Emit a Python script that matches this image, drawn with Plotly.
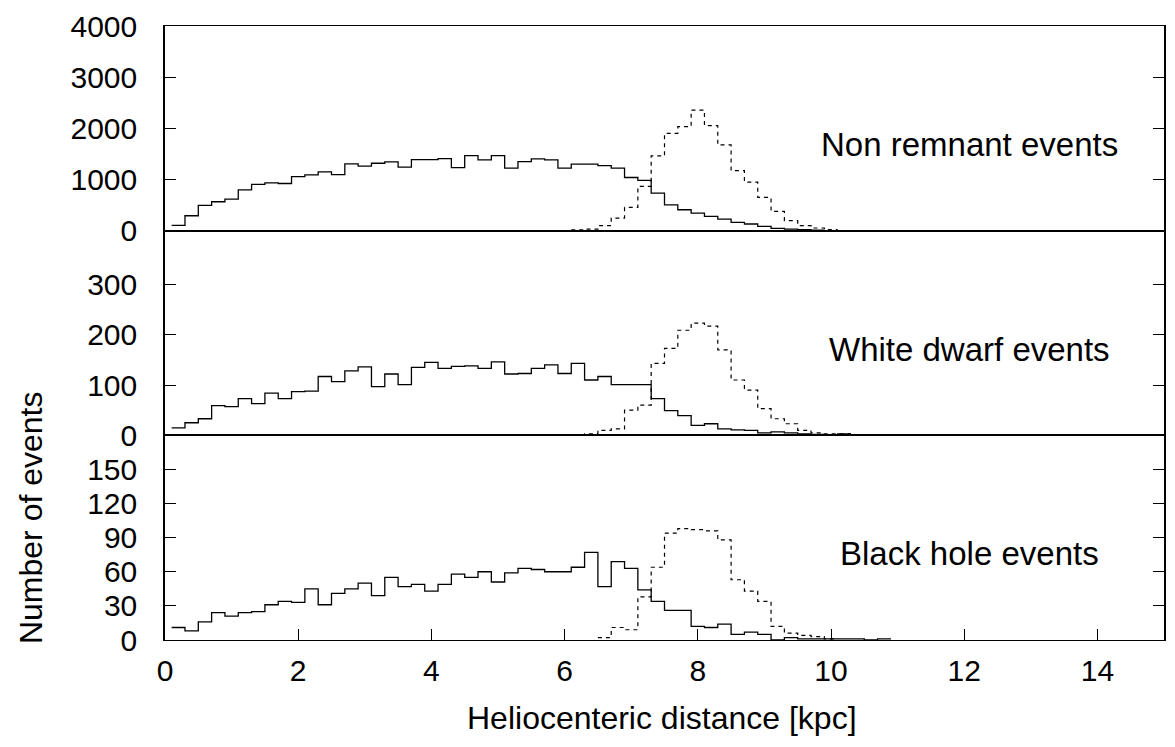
import plotly.graph_objects as go
from plotly.subplots import make_subplots

# ---------------- data ----------------
bin_centers = [0.2, 0.4, 0.6, 0.8, 1.0, 1.2, 1.4, 1.6, 1.8, 2.0,
               2.2, 2.4, 2.6, 2.8, 3.0, 3.2, 3.4, 3.6, 3.8, 4.0,
               4.2, 4.4, 4.6, 4.8, 5.0, 5.2, 5.4, 5.6, 5.8, 6.0,
               6.2, 6.4, 6.6, 6.8, 7.0, 7.2, 7.4, 7.6, 7.8, 8.0,
               8.2, 8.4, 8.6, 8.8, 9.0, 9.2, 9.4, 9.6, 9.8, 10.0,
               10.2, 10.4, 10.6, 10.8]

N = None
nonrem_disk = [104, 292, 494, 565, 617, 799, 903, 935, 922, 1058,
               1091, 1149, 1097, 1305, 1260, 1318, 1344, 1240, 1390, 1390,
               1409, 1234, 1467, 1383, 1467, 1221, 1351, 1403, 1383, 1221,
               1299, 1299, 1273, 1221, 1039, 981, 734, 506, 409, 344,
               279, 227, 162, 130, 84, 45, 32, 19, 8, N,
               N, N, N, N]
nonrem_bulge = [N, N, N, N, N, N, N, N, N, N,
                N, N, N, N, N, N, N, N, N, N,
                N, N, N, N, N, N, N, N, N, N,
                15, 30, 97, 247, 455, 864, 1461, 1903, 2032, 2357,
                2052, 1675, 1175, 948, 649, 377, 195, 97, 52, 19,
                N, N, N, N]

wd_disk = [15, 25, 33, 59, 57, 73, 63, 84, 73, 87,
           88, 117, 107, 128, 136, 97, 122, 101, 135, 145,
           133, 137, 138, 133, 146, 122, 123, 133, 140, 123,
           143, 110, 117, 101, 101, 101, 73, 49, 39, 20,
           23, 13, 11, 10, 5, 7, 5, 3, 2, 1,
           3, N, N, N]
wd_bulge = [N, N, N, N, N, N, N, N, N, N,
            N, N, N, N, N, N, N, N, N, N,
            N, N, N, N, N, N, N, N, N, 1,
            1, 3, 10, 13, 50, 60, 143, 173, 209, 223,
            217, 170, 110, 90, 53, 33, 23, 10, 5, 3,
            3, N, N, N]

bh_disk = [11, 8, 16, 24, 21, 24, 25, 31, 34, 33,
           45, 31, 41, 45, 50, 39, 55, 47, 49, 43,
           49, 58, 55, 60, 51, 59, 63, 62, 60, 60,
           64, 77, 47, 69, 63, 44, 34, 26, 26, 12,
           11, 14, 5, 7, 5, 0, 2, 1, 1, 1,
           1, 1, 0, 1]
bh_bulge = [N, N, N, N, N, N, N, N, N, N,
            N, N, N, N, N, N, N, N, N, N,
            N, N, N, N, N, N, N, N, N, N,
            N, N, 2, 11, 9, 38, 64, 94, 98, 97,
            96, 88, 53, 43, 34, 12, 6, 4, 3, 1,
            N, N, N, N]

panel_labels = ["Non remnant events", "White dwarf events", "Black hole events"]
y_ranges = [[0, 4000], [0, 407], [0, 180]]
y_ticks = [[0, 1000, 2000, 3000, 4000], [0, 100, 200, 300], [0, 30, 60, 90, 120, 150]]
x_ticks = [0, 2, 4, 6, 8, 10, 12, 14]

FONT = "Liberation Sans, Arial, Helvetica, sans-serif"


def histeps(centers, values):
    """Gnuplot-like 'histeps': steps centred on the bin centres."""
    pts = [(c, v) for c, v in zip(centers, values) if v is not None]
    cs = [p[0] for p in pts]
    vs = [p[1] for p in pts]
    w = centers[1] - centers[0]
    xs = [c - w / 2 for c in cs] + [cs[-1] + w / 2]
    ys = vs + [vs[-1]]
    return xs, ys


fig = make_subplots(rows=3, cols=1, shared_xaxes=True, vertical_spacing=0)

series = [(nonrem_disk, nonrem_bulge), (wd_disk, wd_bulge), (bh_disk, bh_bulge)]
for i, (disk, bulge) in enumerate(series, start=1):
    xs, ys = histeps(bin_centers, disk)
    fig.add_trace(go.Scatter(x=xs, y=ys, mode="lines", line_shape="hv",
                             line=dict(color="black", width=1.3),
                             showlegend=False, hoverinfo="skip"), row=i, col=1)
    xs, ys = histeps(bin_centers, bulge)
    fig.add_trace(go.Scatter(x=xs, y=ys, mode="lines", line_shape="hv",
                             line=dict(color="black", width=1.2, dash="4px,4px"),
                             showlegend=False, hoverinfo="skip"), row=i, col=1)

for i in range(1, 4):
    fig.update_xaxes(range=[0, 15], showgrid=False, zeroline=False,
                     showline=True, linecolor="black", linewidth=1.1, mirror=True,
                     row=i, col=1)
    fig.update_yaxes(range=y_ranges[i - 1], tickvals=y_ticks[i - 1],
                     showgrid=False, zeroline=False,
                     showline=True, linecolor="black", linewidth=1.5, mirror="ticks",
                     ticks="inside", ticklen=11, tickwidth=1, tickcolor="black",
                     ticklabelstandoff=20,
                     tickfont=dict(family=FONT, size=30, color="black"),
                     row=i, col=1)

fig.update_xaxes(ticks="", showticklabels=False, row=1, col=1)
fig.update_xaxes(ticks="", showticklabels=False, row=2, col=1)
fig.update_xaxes(tickvals=x_ticks, ticks="inside", ticklen=11, tickwidth=1,
                 tickcolor="black", showticklabels=True, ticklabelstandoff=4,
                 tickfont=dict(family=FONT, size=30, color="black"),
                 row=3, col=1)

ann = [
    dict(x=12.08, y=1682, xref="x", yref="y", text=panel_labels[0]),
    dict(x=12.08, y=170, xref="x2", yref="y2", text=panel_labels[1]),
    dict(x=12.08, y=76, xref="x3", yref="y3", text=panel_labels[2]),
]
for a in ann:
    fig.add_annotation(**a, showarrow=False, xanchor="center", yanchor="middle",
                       font=dict(family=FONT, size=33, color="black"))

fig.add_annotation(text="Number of events", xref="paper", yref="paper",
                   x=(31 - 165) / 1001, y=(640 - 517) / 618, textangle=-90,
                   showarrow=False, xanchor="center", yanchor="middle",
                   font=dict(family=FONT, size=32, color="black"))
fig.add_annotation(text="Heliocenteric distance [kpc]", xref="paper", yref="paper",
                   x=0.497, y=(640 - 719) / 618,
                   showarrow=False, xanchor="center", yanchor="middle",
                   font=dict(family=FONT, size=32, color="black"))

fig.update_layout(width=1175, height=747,
                  margin=dict(l=165, r=9, t=22, b=107),
                  plot_bgcolor="white", paper_bgcolor="white",
                  font=dict(family=FONT, color="black"))

fig.write_html("out.html")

EXERCISE GOAL: Output a faithful copy of the data, with each picture left out.

IN RESPONSE:
Emit a Python script that matches this image, drawn with Plotly.
import plotly.graph_objects as go
from plotly.subplots import make_subplots

# ---------------- data ----------------
bin_centers = [0.2, 0.4, 0.6, 0.8, 1.0, 1.2, 1.4, 1.6, 1.8, 2.0,
               2.2, 2.4, 2.6, 2.8, 3.0, 3.2, 3.4, 3.6, 3.8, 4.0,
               4.2, 4.4, 4.6, 4.8, 5.0, 5.2, 5.4, 5.6, 5.8, 6.0,
               6.2, 6.4, 6.6, 6.8, 7.0, 7.2, 7.4, 7.6, 7.8, 8.0,
               8.2, 8.4, 8.6, 8.8, 9.0, 9.2, 9.4, 9.6, 9.8, 10.0,
               10.2, 10.4, 10.6, 10.8]

N = None
nonrem_disk = [104, 292, 494, 565, 617, 799, 903, 935, 922, 1058,
               1091, 1149, 1097, 1305, 1260, 1318, 1344, 1240, 1390, 1390,
               1409, 1234, 1467, 1383, 1467, 1221, 1351, 1403, 1383, 1221,
               1299, 1299, 1273, 1221, 1039, 981, 734, 506, 409, 344,
               279, 227, 162, 130, 84, 45, 32, 19, 8, N,
               N, N, N, N]
nonrem_bulge = [N, N, N, N, N, N, N, N, N, N,
                N, N, N, N, N, N, N, N, N, N,
                N, N, N, N, N, N, N, N, N, N,
                15, 30, 97, 247, 455, 864, 1461, 1903, 2032, 2357,
                2052, 1675, 1175, 948, 649, 377, 195, 97, 52, 19,
                N, N, N, N]

wd_disk = [15, 25, 33, 59, 57, 73, 63, 84, 73, 87,
           88, 117, 107, 128, 136, 97, 122, 101, 135, 145,
           133, 137, 138, 133, 146, 122, 123, 133, 140, 123,
           143, 110, 117, 101, 101, 101, 73, 49, 39, 20,
           23, 13, 11, 10, 5, 7, 5, 3, 2, 1,
           3, N, N, N]
wd_bulge = [N, N, N, N, N, N, N, N, N, N,
            N, N, N, N, N, N, N, N, N, N,
            N, N, N, N, N, N, N, N, N, 1,
            1, 3, 10, 13, 50, 60, 143, 173, 209, 223,
            217, 170, 110, 90, 53, 33, 23, 10, 5, 3,
            3, N, N, N]

bh_disk = [11, 8, 16, 24, 21, 24, 25, 31, 34, 33,
           45, 31, 41, 45, 50, 39, 55, 47, 49, 43,
           49, 58, 55, 60, 51, 59, 63, 62, 60, 60,
           64, 77, 47, 69, 63, 44, 34, 26, 26, 12,
           11, 14, 5, 7, 5, 0, 2, 1, 1, 1,
           1, 1, 0, 1]
bh_bulge = [N, N, N, N, N, N, N, N, N, N,
            N, N, N, N, N, N, N, N, N, N,
            N, N, N, N, N, N, N, N, N, N,
            N, N, 2, 11, 9, 38, 64, 94, 98, 97,
            96, 88, 53, 43, 34, 12, 6, 4, 3, 1,
            N, N, N, N]

panel_labels = ["Non remnant events", "White dwarf events", "Black hole events"]
y_ranges = [[0, 4000], [0, 407], [0, 180]]
y_ticks = [[0, 1000, 2000, 3000, 4000], [0, 100, 200, 300], [0, 30, 60, 90, 120, 150]]
x_ticks = [0, 2, 4, 6, 8, 10, 12, 14]

FONT = "Liberation Sans, Arial, Helvetica, sans-serif"


def histeps(centers, values):
    """Gnuplot-like 'histeps': steps centred on the bin centres."""
    pts = [(c, v) for c, v in zip(centers, values) if v is not None]
    cs = [p[0] for p in pts]
    vs = [p[1] for p in pts]
    w = centers[1] - centers[0]
    xs = [c - w / 2 for c in cs] + [cs[-1] + w / 2]
    ys = vs + [vs[-1]]
    return xs, ys


fig = make_subplots(rows=3, cols=1, shared_xaxes=True, vertical_spacing=0)

series = [(nonrem_disk, nonrem_bulge), (wd_disk, wd_bulge), (bh_disk, bh_bulge)]
for i, (disk, bulge) in enumerate(series, start=1):
    xs, ys = histeps(bin_centers, disk)
    fig.add_trace(go.Scatter(x=xs, y=ys, mode="lines", line_shape="hv",
                             line=dict(color="black", width=1.3),
                             showlegend=False, hoverinfo="skip"), row=i, col=1)
    xs, ys = histeps(bin_centers, bulge)
    fig.add_trace(go.Scatter(x=xs, y=ys, mode="lines", line_shape="hv",
                             line=dict(color="black", width=1.2, dash="4px,4px"),
                             showlegend=False, hoverinfo="skip"), row=i, col=1)

for i in range(1, 4):
    fig.update_xaxes(range=[0, 15], showgrid=False, zeroline=False,
                     showline=True, linecolor="black", linewidth=1.1, mirror=True,
                     row=i, col=1)
    fig.update_yaxes(range=y_ranges[i - 1], tickvals=y_ticks[i - 1],
                     showgrid=False, zeroline=False,
                     showline=True, linecolor="black", linewidth=1.5, mirror="ticks",
                     ticks="inside", ticklen=11, tickwidth=1, tickcolor="black",
                     ticklabelstandoff=20,
                     tickfont=dict(family=FONT, size=30, color="black"),
                     row=i, col=1)

fig.update_xaxes(ticks="", showticklabels=False, row=1, col=1)
fig.update_xaxes(ticks="", showticklabels=False, row=2, col=1)
fig.update_xaxes(tickvals=x_ticks, ticks="inside", ticklen=11, tickwidth=1,
                 tickcolor="black", showticklabels=True, ticklabelstandoff=4,
                 tickfont=dict(family=FONT, size=30, color="black"),
                 row=3, col=1)

ann = [
    dict(x=12.08, y=1682, xref="x", yref="y", text=panel_labels[0]),
    dict(x=12.08, y=170, xref="x2", yref="y2", text=panel_labels[1]),
    dict(x=12.08, y=76, xref="x3", yref="y3", text=panel_labels[2]),
]
for a in ann:
    fig.add_annotation(**a, showarrow=False, xanchor="center", yanchor="middle",
                       font=dict(family=FONT, size=33, color="black"))

fig.add_annotation(text="Number of events", xref="paper", yref="paper",
                   x=(31 - 165) / 1001, y=(640 - 517) / 618, textangle=-90,
                   showarrow=False, xanchor="center", yanchor="middle",
                   font=dict(family=FONT, size=32, color="black"))
fig.add_annotation(text="Heliocenteric distance [kpc]", xref="paper", yref="paper",
                   x=0.497, y=(640 - 719) / 618,
                   showarrow=False, xanchor="center", yanchor="middle",
                   font=dict(family=FONT, size=32, color="black"))

fig.update_layout(width=1175, height=747,
                  margin=dict(l=165, r=9, t=22, b=107),
                  plot_bgcolor="white", paper_bgcolor="white",
                  font=dict(family=FONT, color="black"))

fig.write_html("out.html")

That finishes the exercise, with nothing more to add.